After completing the character’s clothing and pants, we can try importing the character animation in ABC format into MD. Before importing, ensure at least 100 frames of blank space before the original animation, allowing the character to transition from the T-pose to the original animation. This step maximizes the chances of avoiding sudden distortions in the clothing and saves time from dressing the character for each animation file.
This week, we gradually completed the retargeting of motion capture data and began recording animation references based on actual movements, modifying the existing animation accordingly. Since the motion capture data lacks hand details, I need to complete this part of the animation in MAYA. However, due to my mistake during rigging, the character’s finger joints and elbow joints didn’t have their extra rotation axes frozen, causing gimbal lock issues throughout the animation. While MAYA’s built-in plugins can fix this, it significantly wastes time, especially for a 3700-frame animation.
Another point to note is that our motion capture was performed without props, so after retargeting the data to the character model, we need to create appropriately sized boxes based on our scene models. This ensures that each action can seamlessly integrate with the displayed scene in later stages.
At this step, we continue adjusting our animation and camera shots. As animators, we only need to ensure the animation is correct within the shot. However, software issues often cause lags or crashes when selecting character controllers and plugins. In such cases, I recommend using MAYA’s built-in scene cleanup function to delete the history and empty nodes within the scene, reducing the software’s load. I have always used MAYA2018, so some issues might be due to this version. If possible, I would try a higher version of MAYA, but for now, we’ll continue with the 2018 version.
Returning to animation production, I find that motion capture serves as a more intuitive animation reference. We can’t use the motion capture data directly; it needs modification to conform to animation principles. Using motion capture data as a tool to observe action timing and rhythm is an excellent method. In this project, I mainly combined traditional and motion capture techniques to quickly produce the needed animation. In later stages, I will also need to make changes to certain animation segments, knowing the current version isn’t the final one. We still need to add facial expressions.
This week, we focused on creating animation based on our storyboard. However, after completing some shots, I realized the animation production cycle was insufficient, so I decided to use motion capture to enhance my animation project. This approach ensures faster completion of the entire animation. Therefore, the production process is now divided into two tasks: continuing to refine my hand-keyed animation and using the school’s motion capture lab to record the remaining animation.
After obtaining the motion capture data, we need to retarget it to our characters. This is why I use the ADV plugin for rigging the models, as ADV’s development for animation retargeting is very comprehensive. We can easily bake the entire motion capture data onto our models. However, due to differences in skeleton models, naming conventions, and the number of bones, the motion capture data won’t perfectly match our characters. This requires us to make secondary modifications to the animation, giving it more accurate motion trajectories that adhere to fundamental animation principles, adding follow-through effects to the character’s limb movements.

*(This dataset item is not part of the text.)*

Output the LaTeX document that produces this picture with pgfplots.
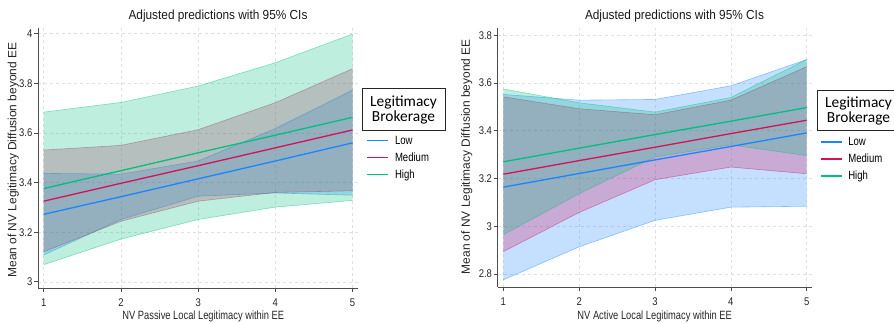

At this stage, I chose to roughly apply all motion capture data to the character models first and then work on the character’s facial expressions. This way, we can see the initial effect of the entire animation more quickly, usually taking about two weeks. So, if I don’t complete the entire animation this week, I will upload my animation video by next week at the latest.
This week, let’s try creating realistic hair for the characters. I recommend using MAYA’s built-in Xgen feature to generate hair. However, if needed, I can also share other hair creation and simulation plugins suitable for a full MAYA workflow.

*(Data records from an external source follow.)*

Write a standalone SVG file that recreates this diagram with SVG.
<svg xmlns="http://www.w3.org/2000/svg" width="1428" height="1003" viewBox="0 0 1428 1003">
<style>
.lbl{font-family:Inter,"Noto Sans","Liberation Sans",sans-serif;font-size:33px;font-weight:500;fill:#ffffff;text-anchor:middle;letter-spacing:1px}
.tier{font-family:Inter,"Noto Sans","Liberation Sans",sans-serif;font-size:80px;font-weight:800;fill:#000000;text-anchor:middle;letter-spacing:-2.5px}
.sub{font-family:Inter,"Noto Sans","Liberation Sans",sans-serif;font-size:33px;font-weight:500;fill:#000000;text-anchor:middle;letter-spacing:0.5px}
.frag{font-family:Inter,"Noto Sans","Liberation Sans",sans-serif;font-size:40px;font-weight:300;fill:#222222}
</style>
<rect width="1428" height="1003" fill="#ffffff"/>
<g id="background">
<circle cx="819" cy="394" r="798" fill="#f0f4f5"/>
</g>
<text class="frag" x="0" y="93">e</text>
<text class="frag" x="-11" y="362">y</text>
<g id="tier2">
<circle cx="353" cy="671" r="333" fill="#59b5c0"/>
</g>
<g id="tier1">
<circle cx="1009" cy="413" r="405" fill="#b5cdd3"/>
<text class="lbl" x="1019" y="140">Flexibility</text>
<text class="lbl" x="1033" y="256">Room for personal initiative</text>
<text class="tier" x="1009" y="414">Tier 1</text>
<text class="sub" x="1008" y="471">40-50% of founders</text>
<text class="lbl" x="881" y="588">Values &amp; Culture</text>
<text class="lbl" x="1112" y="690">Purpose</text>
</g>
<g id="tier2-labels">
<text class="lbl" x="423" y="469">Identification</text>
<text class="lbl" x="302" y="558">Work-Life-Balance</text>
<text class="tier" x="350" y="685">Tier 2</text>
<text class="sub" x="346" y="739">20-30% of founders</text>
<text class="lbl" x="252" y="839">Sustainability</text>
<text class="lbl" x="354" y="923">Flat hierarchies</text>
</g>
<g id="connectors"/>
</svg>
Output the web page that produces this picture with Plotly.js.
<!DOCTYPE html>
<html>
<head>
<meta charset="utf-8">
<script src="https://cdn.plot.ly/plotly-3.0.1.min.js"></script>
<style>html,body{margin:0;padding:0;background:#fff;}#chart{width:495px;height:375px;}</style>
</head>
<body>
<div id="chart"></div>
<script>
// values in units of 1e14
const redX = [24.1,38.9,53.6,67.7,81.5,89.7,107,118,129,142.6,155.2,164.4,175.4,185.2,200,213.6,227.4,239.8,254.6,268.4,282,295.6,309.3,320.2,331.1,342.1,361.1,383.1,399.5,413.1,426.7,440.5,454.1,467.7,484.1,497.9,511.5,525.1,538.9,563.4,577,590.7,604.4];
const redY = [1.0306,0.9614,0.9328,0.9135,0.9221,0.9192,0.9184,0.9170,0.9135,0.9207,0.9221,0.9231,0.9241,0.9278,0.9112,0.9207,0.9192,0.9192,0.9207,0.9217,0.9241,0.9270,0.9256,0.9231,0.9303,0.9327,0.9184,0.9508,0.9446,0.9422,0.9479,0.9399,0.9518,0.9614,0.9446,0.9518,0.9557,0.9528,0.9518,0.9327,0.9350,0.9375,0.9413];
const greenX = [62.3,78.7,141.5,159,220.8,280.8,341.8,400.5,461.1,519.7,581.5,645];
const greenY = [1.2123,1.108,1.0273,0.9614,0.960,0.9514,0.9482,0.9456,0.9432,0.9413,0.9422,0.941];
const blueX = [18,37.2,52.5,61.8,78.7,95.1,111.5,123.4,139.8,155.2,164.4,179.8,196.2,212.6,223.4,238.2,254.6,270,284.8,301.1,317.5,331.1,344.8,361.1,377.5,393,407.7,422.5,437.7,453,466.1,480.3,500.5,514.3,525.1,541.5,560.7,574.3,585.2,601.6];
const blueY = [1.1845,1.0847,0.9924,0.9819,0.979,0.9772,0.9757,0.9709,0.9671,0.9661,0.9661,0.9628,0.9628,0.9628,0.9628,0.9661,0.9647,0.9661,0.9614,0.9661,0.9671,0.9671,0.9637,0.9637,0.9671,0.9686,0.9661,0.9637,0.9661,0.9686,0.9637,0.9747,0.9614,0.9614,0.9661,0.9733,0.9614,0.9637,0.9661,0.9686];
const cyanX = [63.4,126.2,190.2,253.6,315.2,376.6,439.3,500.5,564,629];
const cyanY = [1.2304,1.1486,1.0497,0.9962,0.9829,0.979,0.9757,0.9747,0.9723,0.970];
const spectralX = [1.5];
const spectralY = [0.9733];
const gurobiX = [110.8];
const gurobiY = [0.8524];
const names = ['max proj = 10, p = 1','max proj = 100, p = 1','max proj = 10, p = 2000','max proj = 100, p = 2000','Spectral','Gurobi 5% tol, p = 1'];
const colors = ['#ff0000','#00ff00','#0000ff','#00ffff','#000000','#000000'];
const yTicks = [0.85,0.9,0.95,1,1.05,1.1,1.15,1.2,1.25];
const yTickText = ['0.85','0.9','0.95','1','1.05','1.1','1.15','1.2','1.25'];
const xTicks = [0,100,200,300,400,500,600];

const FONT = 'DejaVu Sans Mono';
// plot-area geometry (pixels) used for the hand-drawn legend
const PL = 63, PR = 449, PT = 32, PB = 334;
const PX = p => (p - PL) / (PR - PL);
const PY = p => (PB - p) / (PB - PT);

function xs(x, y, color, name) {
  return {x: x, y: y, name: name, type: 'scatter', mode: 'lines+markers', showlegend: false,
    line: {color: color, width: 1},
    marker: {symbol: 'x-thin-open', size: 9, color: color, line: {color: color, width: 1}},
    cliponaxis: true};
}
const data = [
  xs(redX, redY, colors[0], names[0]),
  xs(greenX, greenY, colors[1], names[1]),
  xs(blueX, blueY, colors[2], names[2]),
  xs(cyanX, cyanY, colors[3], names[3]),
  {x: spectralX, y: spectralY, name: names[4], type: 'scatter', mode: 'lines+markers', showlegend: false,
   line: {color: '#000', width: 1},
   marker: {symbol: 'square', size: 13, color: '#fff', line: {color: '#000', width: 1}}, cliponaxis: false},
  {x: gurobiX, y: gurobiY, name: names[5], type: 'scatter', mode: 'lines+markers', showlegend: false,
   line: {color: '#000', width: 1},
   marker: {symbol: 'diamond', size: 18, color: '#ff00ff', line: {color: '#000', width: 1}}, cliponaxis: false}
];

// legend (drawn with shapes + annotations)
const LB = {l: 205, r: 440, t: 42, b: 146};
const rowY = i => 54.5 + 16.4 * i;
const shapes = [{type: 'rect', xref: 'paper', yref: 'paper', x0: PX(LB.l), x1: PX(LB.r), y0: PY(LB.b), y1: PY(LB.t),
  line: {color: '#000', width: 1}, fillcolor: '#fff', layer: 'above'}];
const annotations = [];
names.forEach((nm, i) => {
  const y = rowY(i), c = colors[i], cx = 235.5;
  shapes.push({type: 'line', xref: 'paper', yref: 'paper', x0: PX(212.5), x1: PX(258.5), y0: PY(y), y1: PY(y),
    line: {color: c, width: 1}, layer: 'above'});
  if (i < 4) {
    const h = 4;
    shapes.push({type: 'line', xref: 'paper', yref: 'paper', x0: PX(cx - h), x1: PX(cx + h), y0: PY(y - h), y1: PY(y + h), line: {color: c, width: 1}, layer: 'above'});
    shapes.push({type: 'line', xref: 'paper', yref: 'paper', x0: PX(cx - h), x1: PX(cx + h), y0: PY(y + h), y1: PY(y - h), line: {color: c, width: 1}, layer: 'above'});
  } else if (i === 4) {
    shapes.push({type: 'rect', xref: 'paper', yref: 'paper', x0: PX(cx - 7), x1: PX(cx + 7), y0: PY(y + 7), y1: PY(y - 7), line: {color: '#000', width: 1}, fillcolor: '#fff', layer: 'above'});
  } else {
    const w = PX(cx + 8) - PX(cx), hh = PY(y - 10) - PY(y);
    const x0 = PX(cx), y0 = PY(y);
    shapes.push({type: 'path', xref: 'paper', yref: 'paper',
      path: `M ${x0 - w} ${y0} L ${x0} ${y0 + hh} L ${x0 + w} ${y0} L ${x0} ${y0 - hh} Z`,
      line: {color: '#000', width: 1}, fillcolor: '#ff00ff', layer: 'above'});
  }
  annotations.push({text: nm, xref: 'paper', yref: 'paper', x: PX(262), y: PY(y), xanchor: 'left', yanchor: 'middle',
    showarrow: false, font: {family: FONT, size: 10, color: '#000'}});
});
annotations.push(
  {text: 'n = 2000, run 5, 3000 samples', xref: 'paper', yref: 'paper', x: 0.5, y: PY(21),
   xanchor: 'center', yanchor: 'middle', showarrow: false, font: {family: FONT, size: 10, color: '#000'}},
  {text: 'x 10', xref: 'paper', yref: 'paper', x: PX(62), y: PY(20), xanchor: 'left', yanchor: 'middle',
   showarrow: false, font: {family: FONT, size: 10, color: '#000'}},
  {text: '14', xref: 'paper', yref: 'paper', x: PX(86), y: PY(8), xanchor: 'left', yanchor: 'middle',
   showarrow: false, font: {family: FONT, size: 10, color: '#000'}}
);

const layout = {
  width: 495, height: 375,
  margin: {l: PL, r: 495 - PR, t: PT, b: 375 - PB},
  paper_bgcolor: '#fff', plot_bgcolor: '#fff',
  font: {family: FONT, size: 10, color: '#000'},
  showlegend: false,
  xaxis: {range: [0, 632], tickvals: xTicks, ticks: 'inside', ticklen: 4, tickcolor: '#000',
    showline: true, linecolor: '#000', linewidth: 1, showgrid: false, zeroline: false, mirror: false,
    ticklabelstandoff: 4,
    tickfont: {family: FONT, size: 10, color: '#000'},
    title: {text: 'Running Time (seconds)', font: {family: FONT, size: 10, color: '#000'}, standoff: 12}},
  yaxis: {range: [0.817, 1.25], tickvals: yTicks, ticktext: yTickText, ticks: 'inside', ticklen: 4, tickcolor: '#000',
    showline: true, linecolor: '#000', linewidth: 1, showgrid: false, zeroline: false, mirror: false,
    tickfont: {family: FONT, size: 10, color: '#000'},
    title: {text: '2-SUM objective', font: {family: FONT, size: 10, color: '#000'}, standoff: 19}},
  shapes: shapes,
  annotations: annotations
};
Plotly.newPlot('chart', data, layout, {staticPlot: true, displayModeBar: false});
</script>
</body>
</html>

Returning to the process, in this step, we need to select a region on the character model where we want to generate hair. It’s important not to generate hair directly on the character’s original skin because stretching and wrinkling of the skin can cause the hair to spread out.
When using the Xgen feature, remember to turn off the auto-refresh option to help keep the computer stable (nobody likes software crashes, right?). Here, I tested creating the character’s eyebrows to see if the model supports Xgen hair generation. After completing this, we can try some facial expressions to check if the hair effect meets our needs. I chose to keep this version of the changes.
Next, we move on to creating the character’s hairstyle. For this, we can use a quicker method by applying a pre-made hair model to our character. Using MAYA’s curve extraction tool, we extract the hair curves, saving us time from creating the hairstyle from scratch. Time is tight, and tasks are heavy.
Then, we use Xgen’s feature to convert the obtained curves into guide lines used by Xgen, allowing us to achieve a realistic hair simulation more quickly. We need to finely adjust the shape of the guide lines to ensure the hair doesn’t collide with the scalp. Special attention is required for the sides and back of the head, as these areas are more prone to collisions with the body and clothing during animation, causing visual inconsistencies.
This week, I started working on creating the character models. I purchased the relevant male character model from the official website of the model creator. Then, I can modify and add the elements I need using ZBrush, which is an efficient method. I highly recommend animators to consciously collect some animation models in their spare time. This way, you don’t have to spend too much time searching for animation models.
However, in this animation project, I wanted to create a character model that looks like me (since this animation project is more of a reflection of my own life). So, I had to modify a standard male model to get the model I needed. It’s actually quite simple and doesn’t even require the use of ZBrush. MAYA has built-in functions for refining models that can achieve similar effects. This way, we can complete the entire process within one software, making project management more convenient.
Next, I need to create the character’s texture maps. Typically, when creating animations, we export the model directly in FBX format without paying attention to the character’s pose. Here, I recommend animators import the character into Substance Painter in a T-pose. If we need to create higher-quality models with better detail, we need to bake the model in the software to obtain all the texture information. If a character in an A-pose is imported into the baking process, shadows may appear between the arms due to their proximity.
After that, the main task is to paint the character’s facial textures. For areas where the skin is stretched, use a deeper red color and blend some cool tones under the skin with a mask to represent the veins.
Then let’s relink the map back into the model and try rendering it in MAYA.